Desgraciadamente, no existen anticuerpos que reaccionen frente a hechos como los descritos. Ello por cuanto la corporación, la gran familia judicial, está más preocupada por temas mucho más mundanos que por razones de índole institucional. Si a un juez, a una cámara o a un fuero se los acusa de corruptos, ello no motiva ni merece la reacción del cuerpo. Total, está visto que no pasa nada. Pero si del impuesto a las ganancias se trata, arde Troya. Allí la corporación judicial en su conjunto se une y mimetiza para dar una respuesta inequívoca y unificada, en defensa y garantía de los derechos que supieron conseguir. Jubilación de privilegio y exención de ganancias no son temas que sean materia de revisión. Corrupción es una cosa; jubilación y ganancias, otra muy distinta. No rige una conciencia social ni un sentir institucional. Solo manda el interés particular del sector, aun a expensas de las graves irregularidades que están a la vista de todos los argentinos.

Por supuesto que el Poder Judicial no está solo; la descomposición derrama y golpea en el sistema todo. Todavía resuena fuerte el "que se vayan todos". Y por supuesto, la sociedad tampoco es ajena. Hay que aceptar que los argentinos hemos perdido, si es que lo tuvimos en algún momento, esa identidad que nuclea y une a los ciudadanos de un país. Ni conocemos con certeza los colores de nuestra bandera. Si se pregunta en la calle al azar los colores de nuestra insignia patria, seguramente algunos la reconocerán con el sol al medio, y otros sin él; mucho menos sabrán desde cuándo es una y hasta cuándo fue la otra. Debe ser uno de los pocos países en el mundo donde sus ciudadanos están más preocupados por conseguir un pasaporte de distinta nacionalidad que de circular por el mundo con el suyo propio. Seguramente, esa falta de identidad o de conciencia nacional sea uno de los tantos factores que coadyuvan a alimentar y padecer nuestra falta de institucionalidad.

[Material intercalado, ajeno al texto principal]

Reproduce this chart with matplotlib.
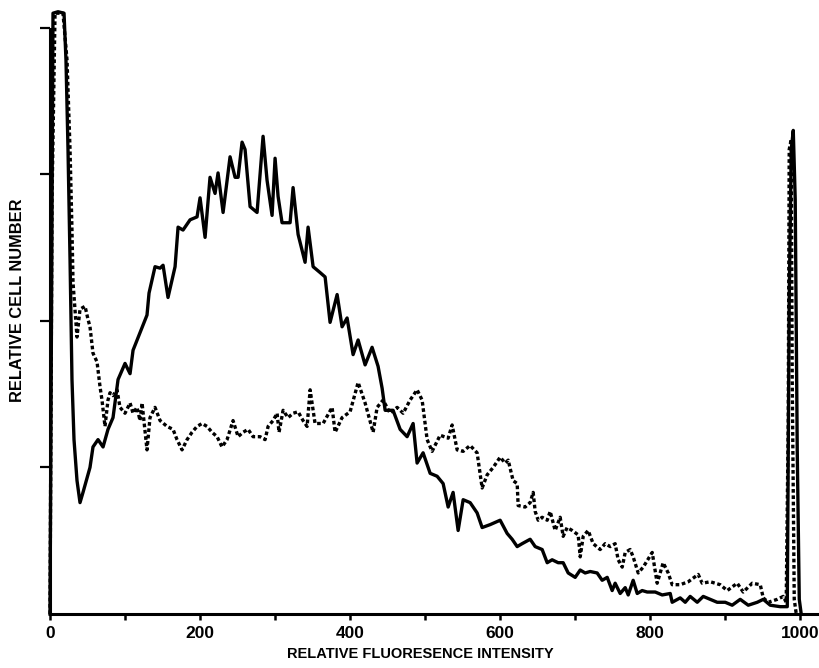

Será por eso que a nadie asombre que, tras recuperar su libertad, imputados procesados por defraudar al país en miles de millones de pesos se sientan con la libertad de gritar públicamente que son ellos quienes demandarán al país por haber osado privarlos de su libertad, y que el periodismo se pelee por conseguir la primicia de una nota con ellos. O que procesados imputados de encubrir actos de traición a la patria llamen a terminar con el gobierno constitucional. En cualquier otro país, esto sería un escándalo. En todo caso, sencillamente no sucede. Entre nosotros, lamentablemente, este grotesco se ha convertido en la regla, y la excepción, y el deseo por cierto, sería que no suceda más.